> **Extracted entries**
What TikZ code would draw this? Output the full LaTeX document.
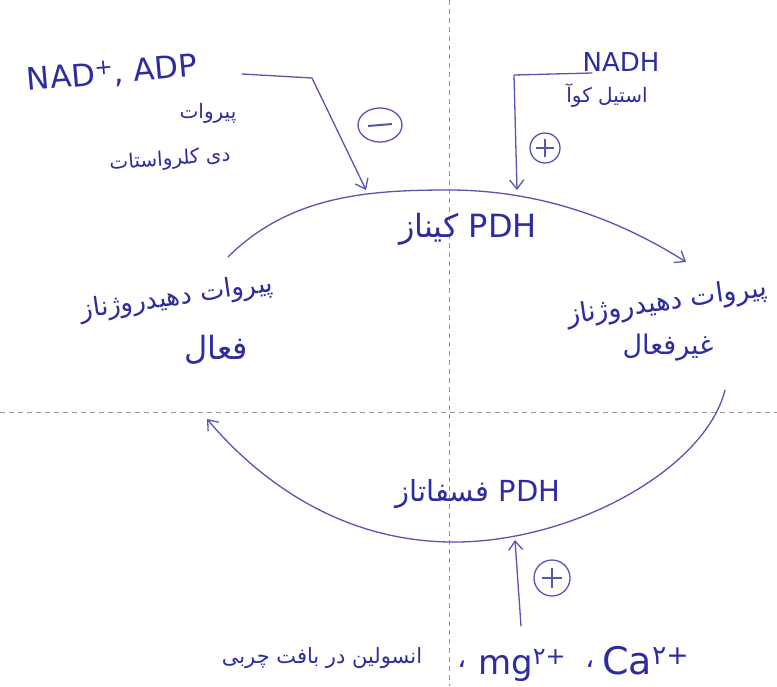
\documentclass[tikz,border=0pt]{standalone}
\usepackage{fontspec}
\setmainfont{DejaVu Sans}
\newfontfamily\fa[Script=Arabic]{DejaVu Sans}
\TeXXeTstate=1
\usetikzlibrary{arrows.meta}
\definecolor{ink}{RGB}{45,45,160}
\definecolor{pen}{RGB}{85,85,180}
\definecolor{guide}{RGB}{150,150,150}
\tikzset{
  guideline/.style={guide, dashed, dash pattern=on 5pt off 4pt, line width=0.7pt},
  penline/.style={pen, line width=1.3pt, line cap=round, line join=round},
  penarrow/.style={penline, -{Straight Barb[length=9pt,width=14pt,line width=1.3pt]}},
  lat/.style={ink, inner sep=0pt, font=\fontsize{26}{28}\selectfont},
  per/.style={ink, inner sep=0pt, font=\fa\fontsize{20}{24}\selectfont},
  fs/.style={font=\fa\fontsize{#1}{#1}\selectfont},
  ls/.style={font=\fontsize{#1}{#1}\selectfont},
  sign/.style={pen, line width=1.3pt}
}
\begin{document}
\begin{tikzpicture}[x=1pt,y=-1pt]
\useasboundingbox (0,0) rectangle (777,686);
\fill[white] (0,0) rectangle (777,686);

% guide lines
\draw[guideline] (449,0) -- (449,686);
\draw[guideline] (0,412) -- (777,412);

% cycle arcs
\coordinate (a1) at (228,257);
\coordinate (a2) at (449,190);
\coordinate (a3) at (686,262);
\draw[penarrow] (a1) .. controls (290,195) and (370,190) .. (a2)
                     .. controls (540,190) and (620,220) .. (a3);
\coordinate (c1) at (725,390);
\coordinate (c2) at (449,542);
\coordinate (c3) at (207,419);
\draw[penarrow] (c1) .. controls (705,470) and (570,544) .. (c2)
                     .. controls (330,540) and (250,470) .. (c3);

% texts
\node[lat, ls=31, rotate=5] (nad) at (112,74) {NAD\textsuperscript{+}, ADP};
\node[per] (pyr) at (208,113) {\beginR پیروات\endR};
\node[per, rotate=4] (dca) at (170,160) {\beginR دی کلرواستات\endR};
\node[lat] (nadh) at (621,62) {NADH};
\node[per] (acoa) at (607,96) {\beginR استیل کوآ\endR};
\node[per, fs=32] (kin) at (468,229) {{\fa\beginR کیناز\endR} {\fontspec{DejaVu Sans}PDH}};
\node[per, fs=26, rotate=8] (act1) at (177,298) {\beginR پیروات دهیدروژناز\endR};
\node[per, fs=32] (act2) at (216,350) {\beginR فعال\endR};
\node[per, fs=27, rotate=8] (ina1) at (667,303) {\beginR پیروات دهیدروژناز\endR};
\node[per, fs=27] (ina2) at (668,348) {\beginR غیرفعال\endR};
\node[per, fs=29] (pho) at (478,494) {{\fa\beginR فسفاتاز\endR} {\fontspec{DejaVu Sans}PDH}};
\node[per, fs=21] (ins) at (322,658) {\beginR انسولین در بافت چربی\endR};
\node[per, fs=28] (cm1) at (462,664) {\beginR ،\endR};
\node[lat, ls=34, anchor=base west] (mg) at (478,674) {mg\textsuperscript{{\fa ۲}+}};
\node[per, fs=28] (cm2) at (590,664) {\beginR ،\endR};
\node[lat, ls=38, anchor=base west] (ca) at (602,674) {Ca\textsuperscript{{\fa ۲}+}};

% regulator arrows
\coordinate (m1) at (242,74);
\coordinate (m2) at (312,78);
\coordinate (m3) at (366,190);
\draw[penarrow] (m1) -- (m2) -- (m3);
\coordinate (p1) at (592,73);
\coordinate (p2) at (514,75);
\coordinate (p3) at (517,190);
\draw[penarrow] (p1) -- (p2) -- (p3);
\coordinate (b1) at (521,626);
\coordinate (b2) at (515,540);
\draw[penarrow] (b1) -- (b2);

% signs
\draw[sign] (380,125) ellipse [x radius=22, y radius=17];
\draw[sign, line width=2pt] (368,126) -- (392,124);
\draw[sign] (545,148) circle (15);
\draw[sign] (545,139) -- (545,157) (536,148) -- (554,148);
\draw[sign] (552,578) circle (18);
\draw[sign, line width=1.6pt] (552,568) -- (552,588) (542,578) -- (562,578);
\end{tikzpicture}
\end{document}
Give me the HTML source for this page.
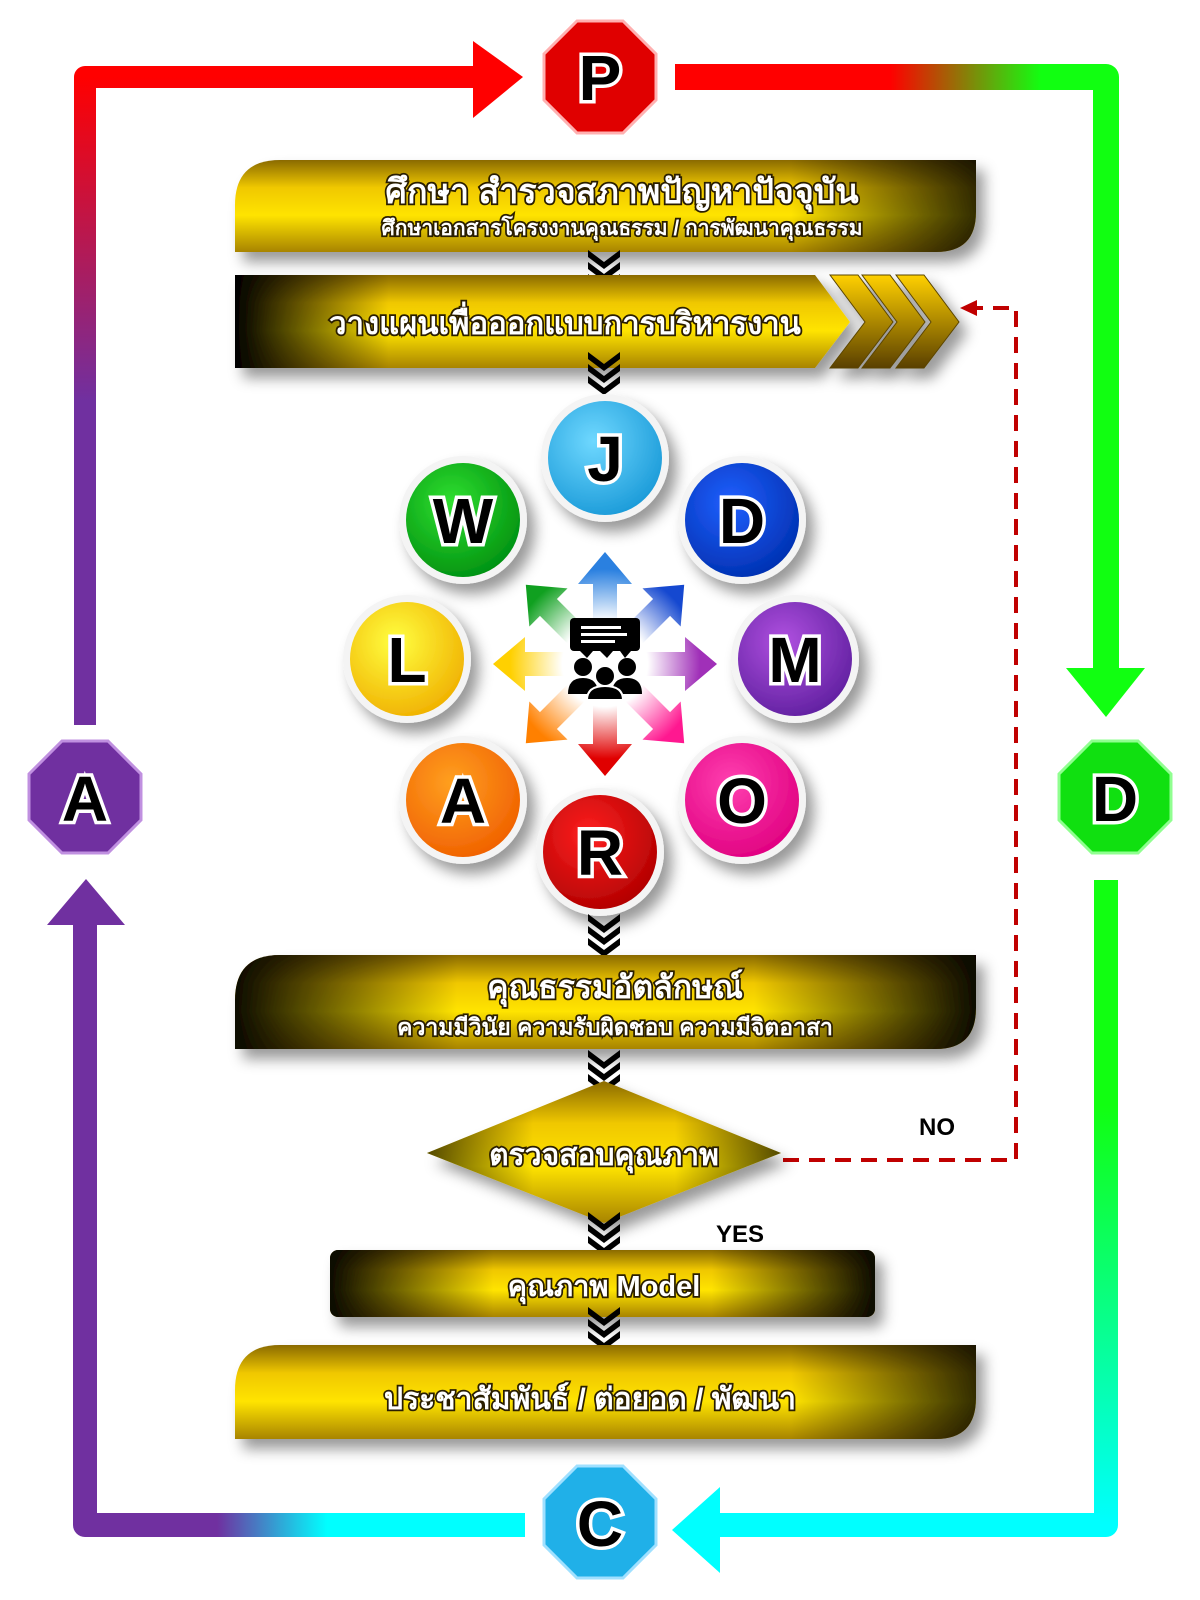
<!DOCTYPE html>
<html><head><meta charset="utf-8"><style>
html,body{margin:0;padding:0;background:#fff;width:1200px;height:1600px;overflow:hidden}
svg{display:block}
.th{font-family:"Liberation Sans","Noto Sans CJK SC","WenQuanYi Zen Hei",sans-serif;font-weight:bold;fill:#fff;stroke:#2a1e00;stroke-width:3.5;paint-order:stroke;text-anchor:middle}
.lt{font-family:"Liberation Sans",sans-serif;font-weight:bold;fill:#000;stroke:#fff;stroke-width:7;paint-order:stroke;text-anchor:middle}
</style></head><body>
<svg width="1200" height="1600" viewBox="0 0 1200 1600" xmlns="http://www.w3.org/2000/svg">
<defs>
<linearGradient id="gTop" x1="0" x2="1"><stop offset="0" stop-color="#f00"/><stop offset="0.5" stop-color="#f00"/><stop offset="0.85" stop-color="#1f1"/><stop offset="1" stop-color="#1f1"/></linearGradient>
<linearGradient id="gLeft" x1="0" y1="0" x2="0" y2="1"><stop offset="0" stop-color="#f00"/><stop offset="0.5" stop-color="#7030a0"/><stop offset="1" stop-color="#7030a0"/></linearGradient>
<linearGradient id="gRightB" x1="0" y1="0" x2="0" y2="1"><stop offset="0" stop-color="#1f1"/><stop offset="0.35" stop-color="#1f1"/><stop offset="1" stop-color="#0ff"/></linearGradient>
<linearGradient id="gBotL" x1="0" x2="1"><stop offset="0" stop-color="#7030a0"/><stop offset="0.3" stop-color="#7030a0"/><stop offset="0.55" stop-color="#0ff"/><stop offset="1" stop-color="#0ff"/></linearGradient>
<linearGradient id="gold" x1="0" y1="0" x2="0" y2="1"><stop offset="0" stop-color="#8a6a00"/><stop offset="0.3" stop-color="#f0c800"/><stop offset="0.6" stop-color="#ffe400"/><stop offset="1" stop-color="#a88400"/></linearGradient>
<linearGradient id="darkL" x1="0" x2="1"><stop offset="0" stop-color="#000" stop-opacity="1"/><stop offset="0.25" stop-color="#000" stop-opacity="0"/><stop offset="1" stop-color="#000" stop-opacity="0"/></linearGradient>
<linearGradient id="darkLR" x1="0" x2="1"><stop offset="0" stop-color="#000" stop-opacity="0.95"/><stop offset="0.3" stop-color="#000" stop-opacity="0"/><stop offset="0.7" stop-color="#000" stop-opacity="0"/><stop offset="1" stop-color="#000" stop-opacity="0.95"/></linearGradient>
<linearGradient id="darkR" x1="0" x2="1"><stop offset="0" stop-color="#000" stop-opacity="0"/><stop offset="0.75" stop-color="#000" stop-opacity="0"/><stop offset="1" stop-color="#000" stop-opacity="0.8"/></linearGradient>
<linearGradient id="chg" x1="0" y1="0" x2="0" y2="1"><stop offset="0" stop-color="#ffd000"/><stop offset="1" stop-color="#5a4000"/></linearGradient>
<filter id="sh" x="-20%" y="-20%" width="140%" height="160%"><feDropShadow dx="8" dy="10" stdDeviation="7" flood-color="#000" flood-opacity="0.4"/></filter>
<radialGradient id="cJ" cx="0.4" cy="0.35" r="0.7"><stop offset="0" stop-color="#6fd8ff"/><stop offset="1" stop-color="#1a9ad8"/></radialGradient>
<radialGradient id="cD" cx="0.4" cy="0.35" r="0.7"><stop offset="0" stop-color="#2060ff"/><stop offset="1" stop-color="#0030b0"/></radialGradient>
<radialGradient id="cW" cx="0.4" cy="0.35" r="0.7"><stop offset="0" stop-color="#30e030"/><stop offset="1" stop-color="#009010"/></radialGradient>
<radialGradient id="cL" cx="0.4" cy="0.35" r="0.7"><stop offset="0" stop-color="#ffff40"/><stop offset="1" stop-color="#f0b000"/></radialGradient>
<radialGradient id="cM" cx="0.4" cy="0.35" r="0.7"><stop offset="0" stop-color="#b050e0"/><stop offset="1" stop-color="#6020a0"/></radialGradient>
<radialGradient id="cA" cx="0.4" cy="0.35" r="0.7"><stop offset="0" stop-color="#ffa020"/><stop offset="1" stop-color="#f06000"/></radialGradient>
<radialGradient id="cO" cx="0.4" cy="0.35" r="0.7"><stop offset="0" stop-color="#ff40b0"/><stop offset="1" stop-color="#e00080"/></radialGradient>
<radialGradient id="cR" cx="0.4" cy="0.35" r="0.7"><stop offset="0" stop-color="#ff2020"/><stop offset="1" stop-color="#b00000"/></radialGradient>
<radialGradient id="cen" r="0.5"><stop offset="0.45" stop-color="#fff" stop-opacity="1"/><stop offset="1" stop-color="#fff" stop-opacity="0"/></radialGradient>
<g id="chev"><path d="M-16,-8 L0,4 L16,-8 L16,-1 L0,11 L-16,-1Z" fill="#000"/><path d="M-16,4 L0,16 L16,4 L16,11 L0,23 L-16,11Z" fill="#000"/><path d="M-16,16 L0,28 L16,16 L16,23 L0,35 L-16,23Z" fill="#000"/></g>
<path id="arr" d="M40,-12 L80,-12 L80,-27 L112,0 L80,27 L80,12 L40,12Z"/>
</defs>

<!-- frame -->
<path d="M500,77 L85,77 L85,725" fill="none" stroke="url(#gLeft)" stroke-width="22" stroke-linejoin="round"/>
<polygon points="473,41 523,77 473,118" fill="#f00"/>
<path d="M675,77 L1106,77 L1106,670" fill="none" stroke="url(#gTop)" stroke-width="26" stroke-linejoin="round"/>
<rect x="1093" y="90" width="26" height="590" fill="#1f1"/>
<polygon points="1066,668 1145,668 1106,717" fill="#1f1"/>
<path d="M1106,880 L1106,1525 L720,1525" fill="none" stroke="url(#gRightB)" stroke-width="24" stroke-linejoin="round"/>
<rect x="700" y="1513" width="400" height="24" fill="#0ff"/>
<polygon points="720,1487 720,1573 672,1530" fill="#0ff"/>
<path d="M525,1525 L85,1525 L85,925" fill="none" stroke="url(#gBotL)" stroke-width="24" stroke-linejoin="round"/>
<rect x="73" y="900" width="24" height="610" fill="#7030a0"/>
<polygon points="47,925 125,925 86,879" fill="#7030a0"/>

<!-- octagons -->
<g>
<polygon points="623,21 656,54 656,100 623,133 577,133 544,100 544,54 577,21" fill="#e00000" stroke="#ffb0b0" stroke-width="3"/>
<text x="600" y="100" class="lt" font-size="64">P</text>
<polygon points="1138,741 1171,774 1171,820 1138,853 1092,853 1059,820 1059,774 1092,741" fill="#10e010" stroke="#90ff90" stroke-width="3"/>
<text x="1115" y="821" class="lt" font-size="64">D</text>
<polygon points="108,741 141,774 141,820 108,853 62,853 29,820 29,774 62,741" fill="#7030a0" stroke="#c090e0" stroke-width="3"/>
<text x="85" y="821" class="lt" font-size="64">A</text>
<polygon points="623,1466 656,1499 656,1545 623,1578 577,1578 544,1545 544,1499 577,1466" fill="#20b0e8" stroke="#a0e0ff" stroke-width="3"/>
<text x="600" y="1546" class="lt" font-size="64">C</text>
</g>

<!-- box1 -->
<g filter="url(#sh)">
<path d="M280,160 L976,160 L976,212 Q976,252 936,252 L235,252 L235,205 Q235,160 280,160Z" fill="url(#gold)"/>
<path d="M280,160 L976,160 L976,212 Q976,252 936,252 L235,252 L235,205 Q235,160 280,160Z" fill="url(#darkR)"/>
</g>
<text x="622" y="203" class="th" font-size="34">ศึกษา สำรวจสภาพปัญหาปัจจุบัน</text>
<text x="622" y="235" class="th" font-size="21" stroke-width="2.5">ศึกษาเอกสารโครงงานคุณธรรม / การพัฒนาคุณธรรม</text>
<use href="#chev" x="604" y="258"/>

<!-- box2 -->
<g filter="url(#sh)">
<path d="M235,275 L815,275 L850,322 L815,368 L235,368Z" fill="url(#gold)"/>
<path d="M235,275 L815,275 L850,322 L815,368 L235,368Z" fill="url(#darkL)"/>
<path d="M830,275 L858,275 L893,322 L858,368 L830,368 L865,322Z" fill="url(#chg)" stroke="#5a4400"/>
<path d="M862,275 L890,275 L925,322 L890,368 L862,368 L897,322Z" fill="url(#chg)" stroke="#5a4400"/>
<path d="M896,275 L924,275 L959,322 L924,368 L896,368 L931,322Z" fill="url(#chg)" stroke="#5a4400"/>
</g>
<text x="565" y="334" class="th" font-size="31">วางแผนเพื่อออกแบบการบริหารงาน</text>
<use href="#chev" x="604" y="360"/>

<!-- dashed NO line -->
<path d="M783,1160 L1016,1160 L1016,308 L975,308" fill="none" stroke="#c00000" stroke-width="4" stroke-dasharray="16,10"/>
<polygon points="960,308 977,300 977,316" fill="#c00000"/>
<text x="937" y="1135" font-family="Liberation Sans,sans-serif" font-weight="bold" font-size="24" text-anchor="middle">NO</text>
<text x="740" y="1242" font-family="Liberation Sans,sans-serif" font-weight="bold" font-size="24" text-anchor="middle">YES</text>

<!-- radial arrows -->
<g transform="translate(605,664)">
<use href="#arr" transform="rotate(-90)" fill="#2a80e0"/>
<use href="#arr" transform="rotate(-45)" fill="#1548d0"/>
<use href="#arr" transform="rotate(0)" fill="#a030b8"/>
<use href="#arr" transform="rotate(45)" fill="#ff1890"/>
<use href="#arr" transform="rotate(90)" fill="#e00000"/>
<use href="#arr" transform="rotate(135)" fill="#ff8000"/>
<use href="#arr" transform="rotate(180)" fill="#ffd000"/>
<use href="#arr" transform="rotate(225)" fill="#10a020"/>
<circle r="95" fill="url(#cen)"/>
<rect x="-35" y="-46" width="70" height="33" rx="4" fill="#000"/>
<polygon points="-25,-13 -12,-13 -18,-6" fill="#000"/><polygon points="-5,-13 8,-13 2,-6" fill="#000"/><polygon points="15,-13 26,-13 20,-6" fill="#000"/>
<rect x="-24" y="-38" width="40" height="3" fill="#fff"/><rect x="-24" y="-31" width="46" height="3" fill="#fff"/><rect x="-24" y="-24" width="34" height="3" fill="#fff"/>
<circle cx="-22" cy="3" r="9" fill="#000"/><circle cx="22" cy="3" r="9" fill="#000"/>
<path d="M-37,30 Q-37,14 -22,14 Q-7,14 -7,30Z" fill="#000"/><path d="M7,30 Q7,14 22,14 Q37,14 37,30Z" fill="#000"/>
<circle cx="0" cy="12" r="10" fill="#000" stroke="#fff" stroke-width="2"/>
<path d="M-18,36 Q-18,22 0,22 Q18,22 18,36Z" fill="#000" stroke="#fff" stroke-width="2"/>
</g>

<!-- circles -->
<g filter="url(#sh)">
<circle cx="605" cy="458" r="64" fill="#f4f4f4"/><circle cx="605" cy="458" r="57" fill="url(#cJ)"/>
<circle cx="463" cy="520" r="64" fill="#f4f4f4"/><circle cx="463" cy="520" r="57" fill="url(#cW)"/>
<circle cx="742" cy="520" r="64" fill="#f4f4f4"/><circle cx="742" cy="520" r="57" fill="url(#cD)"/>
<circle cx="407" cy="659" r="64" fill="#f4f4f4"/><circle cx="407" cy="659" r="57" fill="url(#cL)"/>
<circle cx="795" cy="659" r="64" fill="#f4f4f4"/><circle cx="795" cy="659" r="57" fill="url(#cM)"/>
<circle cx="463" cy="800" r="64" fill="#f4f4f4"/><circle cx="463" cy="800" r="57" fill="url(#cA)"/>
<circle cx="742" cy="800" r="64" fill="#f4f4f4"/><circle cx="742" cy="800" r="57" fill="url(#cO)"/>
<circle cx="600" cy="852" r="64" fill="#f4f4f4"/><circle cx="600" cy="852" r="57" fill="url(#cR)"/>
</g>
<g font-size="64">
<text x="605" y="481" class="lt">J</text>
<text x="463" y="543" class="lt">W</text>
<text x="742" y="543" class="lt">D</text>
<text x="407" y="682" class="lt">L</text>
<text x="795" y="682" class="lt">M</text>
<text x="463" y="823" class="lt">A</text>
<text x="742" y="823" class="lt">O</text>
<text x="600" y="875" class="lt">R</text>
</g>
<use href="#chev" x="604" y="922"/>

<!-- box3 -->
<g filter="url(#sh)">
<path d="M280,955 L976,955 L976,1008 Q976,1049 936,1049 L235,1049 L235,1000 Q235,955 280,955Z" fill="url(#gold)"/>
<path d="M280,955 L976,955 L976,1008 Q976,1049 936,1049 L235,1049 L235,1000 Q235,955 280,955Z" fill="url(#darkLR)"/>
</g>
<text x="615" y="998" class="th" font-size="32">คุณธรรมอัตลักษณ์</text>
<text x="615" y="1035" class="th" font-size="23" stroke-width="2.5">ความมีวินัย ความรับผิดชอบ ความมีจิตอาสา</text>
<use href="#chev" x="604" y="1058"/>

<!-- diamond -->
<g filter="url(#sh)">
<polygon points="604,1081 781,1153 604,1223 427,1153" fill="url(#gold)"/>
<polygon points="604,1081 781,1153 604,1223 427,1153" fill="url(#darkLR)" opacity="0.7"/>
</g>
<text x="604" y="1165" class="th" font-size="30">ตรวจสอบคุณภาพ</text>
<use href="#chev" x="604" y="1220"/>

<!-- box4 -->
<g filter="url(#sh)">
<rect x="330" y="1250" width="545" height="67" rx="8" fill="url(#gold)"/>
<rect x="330" y="1250" width="545" height="67" rx="8" fill="url(#darkLR)"/>
</g>
<text x="604" y="1296" class="th" font-size="29">คุณภาพ Model</text>
<use href="#chev" x="604" y="1315"/>

<!-- box5 -->
<g filter="url(#sh)">
<path d="M280,1345 L976,1345 L976,1398 Q976,1439 936,1439 L235,1439 L235,1390 Q235,1345 280,1345Z" fill="url(#gold)"/>
<path d="M280,1345 L976,1345 L976,1398 Q976,1439 936,1439 L235,1439 L235,1390 Q235,1345 280,1345Z" fill="url(#darkR)"/>
</g>
<text x="590" y="1409" class="th" font-size="30">ประชาสัมพันธ์ / ต่อยอด / พัฒนา</text>
</svg>
</body></html>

> **Task statement**
Write out again, exactly, the lines from the start of the listing up to the line containing "(250,470) .. (c3);", with both ends and without pictures.

> **Response to this task**
What TikZ code would draw this? Output the full LaTeX document.
\documentclass[tikz,border=0pt]{standalone}
\usepackage{fontspec}
\setmainfont{DejaVu Sans}
\newfontfamily\fa[Script=Arabic]{DejaVu Sans}
\TeXXeTstate=1
\usetikzlibrary{arrows.meta}
\definecolor{ink}{RGB}{45,45,160}
\definecolor{pen}{RGB}{85,85,180}
\definecolor{guide}{RGB}{150,150,150}
\tikzset{
  guideline/.style={guide, dashed, dash pattern=on 5pt off 4pt, line width=0.7pt},
  penline/.style={pen, line width=1.3pt, line cap=round, line join=round},
  penarrow/.style={penline, -{Straight Barb[length=9pt,width=14pt,line width=1.3pt]}},
  lat/.style={ink, inner sep=0pt, font=\fontsize{26}{28}\selectfont},
  per/.style={ink, inner sep=0pt, font=\fa\fontsize{20}{24}\selectfont},
  fs/.style={font=\fa\fontsize{#1}{#1}\selectfont},
  ls/.style={font=\fontsize{#1}{#1}\selectfont},
  sign/.style={pen, line width=1.3pt}
}
\begin{document}
\begin{tikzpicture}[x=1pt,y=-1pt]
\useasboundingbox (0,0) rectangle (777,686);
\fill[white] (0,0) rectangle (777,686);

% guide lines
\draw[guideline] (449,0) -- (449,686);
\draw[guideline] (0,412) -- (777,412);

% cycle arcs
\coordinate (a1) at (228,257);
\coordinate (a2) at (449,190);
\coordinate (a3) at (686,262);
\draw[penarrow] (a1) .. controls (290,195) and (370,190) .. (a2)
                     .. controls (540,190) and (620,220) .. (a3);
\coordinate (c1) at (725,390);
\coordinate (c2) at (449,542);
\coordinate (c3) at (207,419);
\draw[penarrow] (c1) .. controls (705,470) and (570,544) .. (c2)
                     .. controls (330,540) and (250,470) .. (c3);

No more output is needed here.